I can’t say I’m really inclined to beg for my soul now, given what I said about you knowing me perfectly. Even so, supposing mercy’s still an option (and that last rant didn’t kill my chances), I guess it’s worth a shot. I can’t pretend I have any love for you, but no principle is worth being damned over if it can be helped. What shall I say in my defense?
I tried to be good without you. You told your followers to feed the hungry, clothe the poor, and visit the sick. I did those things, not because you told me to or because I thought I was “storing up treasure in heaven”. I did them for their own sake, for the sake of my neighbors. When I saw suffering, I tried to help instead of saying a quick prayer to you and believing I’d done something. And when I didn’t help and suffering continued, I held myself responsible instead of concluding it was just your divine will.

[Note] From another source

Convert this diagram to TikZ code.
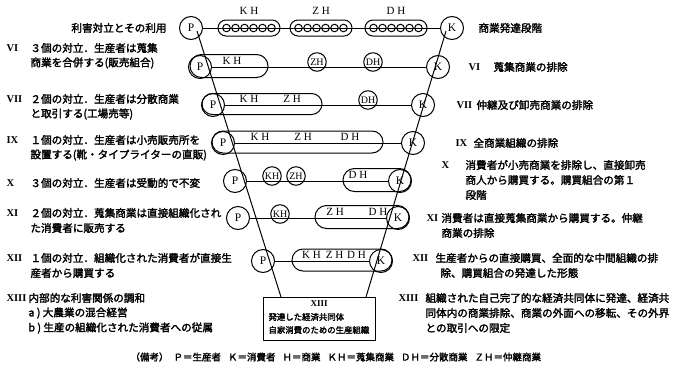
\documentclass[tikz,border=0pt]{standalone}
\usepackage{fontspec}
\usetikzlibrary{shapes.misc}
\newfontfamily\jp[FakeBold=2.2]{Noto Sans CJK JP}
\newfontfamily\ser{Liberation Serif}
\begin{document}
\begin{tikzpicture}[x=1pt,y=-1pt,line width=1pt,
  pk/.style={circle,draw,minimum size=23pt,inner sep=0pt,font=\ser\fontsize{11.5}{11.5}\selectfont},
  sm/.style={circle,draw,minimum size=18.5pt,inner sep=0pt,font=\ser\fontsize{10}{10}\selectfont},
  dot/.style={circle,draw,minimum size=7.5pt,inner sep=0pt,line width=1pt},
  pill/.style={rounded rectangle,draw,inner sep=0pt},
  lbl/.style={inner sep=0pt,font=\ser\fontsize{11}{11}\selectfont},
  jt/.style={anchor=west,inner sep=0pt,font=\jp\fontsize{10.6}{10.6}\selectfont},
  jr/.style={anchor=east,inner sep=0pt,font=\jp\fontsize{10.6}{10.6}\selectfont},
  bx/.style={anchor=west,inner sep=0pt,font=\jp\fontsize{8.4}{8.4}\selectfont},
  rn/.style={anchor=west,inner sep=0pt,font=\ser\bfseries\fontsize{10.5}{10.5}\selectfont},
  ft/.style={anchor=west,inner sep=0pt,font=\jp\fontsize{9.5}{9.5}\selectfont}]
\useasboundingbox (0,0) rectangle (684,372);
% ---------- row 0
\node[pk] (P0) at (191,28) {P};
\node[pk] (K0) at (452,28) {K};
\foreach \n/\cx/\t in {a/249/K H,b/321/Z H,c/396/D H}{
  \node[pill,minimum width=62pt,minimum height=16pt] (pl0\n) at (\cx,28) {};
  \node[lbl] (lb0\n) at (\cx,11) {\t};
  \foreach \i in {-22.5,-13.5,-4.5,4.5,13.5,22.5}{
    \node[dot] at (\cx+\i,28) {};}
}
\draw (P0.east) -- (K0.west);
% ---------- row 1
\node[pk] (P1) at (200,67) {P};
\node[pill,minimum width=78pt,minimum height=23pt] (pl1) at (229,66) {};
\node[lbl] (lb1a) at (232,61) {K H};
\node[sm] (c1b) at (317,62) {ZH};
\node[sm] (c1c) at (373,62) {DH};
\node[pk] (K1) at (438,67) {K};
\draw (P1.east) -- (K1.west);
% ---------- row 2
\node[pk] (P2) at (213,105) {P};
\node[pill,minimum width=120pt,minimum height=21pt] (pl2) at (262,104) {};
\node[lbl] (lb2a) at (249,99) {K H};
\node[lbl] (lb2b) at (292,99) {Z H};
\node[sm] (c2c) at (368,100) {DH};
\node[pk] (K2) at (423,105) {K};
\draw (P2.east) -- (K2.west);
% ---------- row 3
\node[pk] (P3) at (223,143) {P};
\node[pill,minimum width=171pt,minimum height=22pt] (pl3) at (297.5,142) {};
\node[lbl] (lb3a) at (260,137) {K H};
\node[lbl] (lb3b) at (303,137) {Z H};
\node[lbl] (lb3c) at (350,137) {D H};
\node[pk] (K3) at (413,143) {K};
\draw (P3.east) -- (K3.west);
% ---------- row 4
\node[pk] (P4) at (235,181) {P};
\node[sm] (c4a) at (272,176) {KH};
\node[sm] (c4b) at (296,176) {ZH};
\node[pill,minimum width=68pt,minimum height=23pt] (pl4) at (377,180) {};
\node[lbl] (lb4c) at (358,175) {D H};
\node[pk] (K4) at (400,181) {K};
\draw (P4.east) -- (K4.west);
% ---------- row 5
\node[pk] (P5) at (238,218) {P};
\node[sm] (c5a) at (280,214) {KH};
\node[pill,minimum width=94pt,minimum height=23pt] (pl5) at (362,217) {};
\node[lbl] (lb5b) at (335,212) {Z H};
\node[lbl] (lb5c) at (378,212) {D H};
\node[pk] (K5) at (398,218) {K};
\draw (P5.east) -- (K5.west);
% ---------- row 6
\node[pk] (P6) at (263,261) {P};
\node[pill,minimum width=100pt,minimum height=22pt] (pl6) at (342,260) {};
\node[lbl] (lb6) at (334,255) {K H\hspace{5pt}Z H\hspace{4pt}D H};
\node[pk] (K6) at (381,261) {K};
\draw (P6.east) -- (K6.west);
% ---------- box
\node[draw,minimum width=112pt,minimum height=43pt,inner sep=0pt] (box) at (319,318.5) {};
\node[inner sep=0pt,font=\ser\bfseries\fontsize{9}{9}\selectfont] (bx0) at (319,304) {XIII};
\node[bx] (bx1) at (268,317) {発達した経済共同体};
\node[bx] (bx2) at (268,330) {自家消費のための生産組織};
% ---------- funnel
\coordinate (fl0) at (197,31);
\coordinate (fl1) at (281,297);
\coordinate (fr0) at (446,31);
\coordinate (fr1) at (366,297);
\draw (fl0) -- (fl1);
\draw (fr0) -- (fr1);
% ---------- left texts
\node[jr] (t0) at (167,28) {利害対立とその利用};
\node[rn] (n6) at (6,48) {VI};
\node[jt] (a6a) at (30,48) {３個の対立．生産者は蒐集};
\node[jt] (a6b) at (30,63) {商業を合併する(販売組合)};
\node[rn] (n7) at (6,99) {VII};
\node[jt] (a7a) at (30,99) {２個の対立．生産者は分散商業};
\node[jt] (a7b) at (30,114) {と取引する(工場売等)};
\node[rn] (n9) at (6,140) {IX};
\node[jt] (a9a) at (30,140) {１個の対立．生産者は小売販売所を};
\node[jt] (a9b) at (30,155) {設置する(靴・タイプライターの直販)};
\node[rn] (n10) at (6,183) {X};
\node[jt] (a10) at (30,183) {３個の対立．生産者は受動的で不変};
\node[rn] (n11) at (6,213) {XI};
\node[jt] (a11a) at (30,213) {２個の対立．蒐集商業は直接組織化され};
\node[jt] (a11b) at (30,228) {た消費者に販売する};
\node[rn] (n12) at (6,258) {XII};
\node[jt] (a12a) at (30,258) {１個の対立．組織化された消費者が直接生};
\node[jt] (a12b) at (30,273) {産者から購買する};
\node[rn] (n13) at (6,298) {XIII};
\node[jt] (a13a) at (28,298) {内部的な利害関係の調和};
\node[jt] (a13b) at (28,313) {a ) 大農業の混合経営};
\node[jt] (a13c) at (28,328) {b ) 生産の組織化された消費者への従属};
% ---------- right texts
\node[jt] (r0) at (478,28) {商業発達段階};
\node[rn] (m6) at (468,67) {VI};
\node[jt] (b6) at (493,67) {蒐集商業の排除};
\node[rn] (m7) at (456,105) {VII};
\node[jt] (b7) at (476,105) {仲継及び卸売商業の排除};
\node[rn] (m9) at (455,143) {IX};
\node[jt] (b9) at (473,143) {全商業組織の排除};
\node[rn] (m10) at (441,165) {X};
\node[jt] (b10a) at (465,165) {消費者が小売商業を排除し、直接卸売};
\node[jt] (b10b) at (465,180) {商人から購買する。購買組合の第１};
\node[jt] (b10c) at (465,195) {段階};
\node[rn] (m11) at (426,218) {XI};
\node[jt] (b11a) at (441,218) {消費者は直接蒐集商業から購買する。仲継};
\node[jt] (b11b) at (441,233) {商業の排除};
\node[rn] (m12) at (412,258) {XII};
\node[jt] (b12a) at (435,258) {生産者からの直接購買、全面的な中間組織の排};
\node[jt] (b12b) at (440,273) {除、購買組合の発達した形態};
\node[rn] (m13) at (398,298) {XIII};
\node[jt] (b13a) at (425,298) {組織された自己完了的な経済共同体に発達、経済共};
\node[jt] (b13b) at (425,313) {同体内の商業排除、商業の外面への移転、その外界};
\node[jt] (b13c) at (425,328) {との取引への限定};
% ---------- footer
\node[ft] (foot) at (130,357) {（備考）\hspace{5pt}Ｐ＝生産者\hspace{7pt}Ｋ＝消費者\hspace{7pt}Ｈ＝商業\hspace{7pt}ＫＨ＝蒐集商業\hspace{7pt}ＤＨ＝分散商業\hspace{7pt}ＺＨ＝仲継商業};
\end{tikzpicture}
\end{document}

And I was content with one life- in fact, despite how terrible life could be, I was usually quite grateful to have one. I didn’t demand more. I was content to create my own meaning in the meaningless chaos, to find love in all the pain, to find the beautiful simplicity in the apparent complexity. And I have to say, you may have failed basic ethics but you sure had a deft hand when it came to creating the cosmos – not least because you did it in such a way as to make yourself seem irrelevant. The splendor of the night sky, the incredible diversity of life, everything. Quantum mechanics? That was crazy, I loved it! And relativity? You were on a roll that day, really. I saw nearly all of your creation for what it was: wonderful. I didn’t look at an exquisitely intricate world and call it fallen. I didn’t look at a newborn baby and call it sinful. I didn’t look at my seemingly finite life and call it inadequate.
So you created us because you desired companionship and love? Well then, you needed me. But I didn’t need you. I grew up and took responsibility for my own life. If that really is the greatest crime of all, then there’s nothing more I can say. The deck was stacked against me, but honestly, I can’t truly say I have any regrets. Heaven, hell, oblivion… your move, God.
Though I still think I’m probably hallucinating.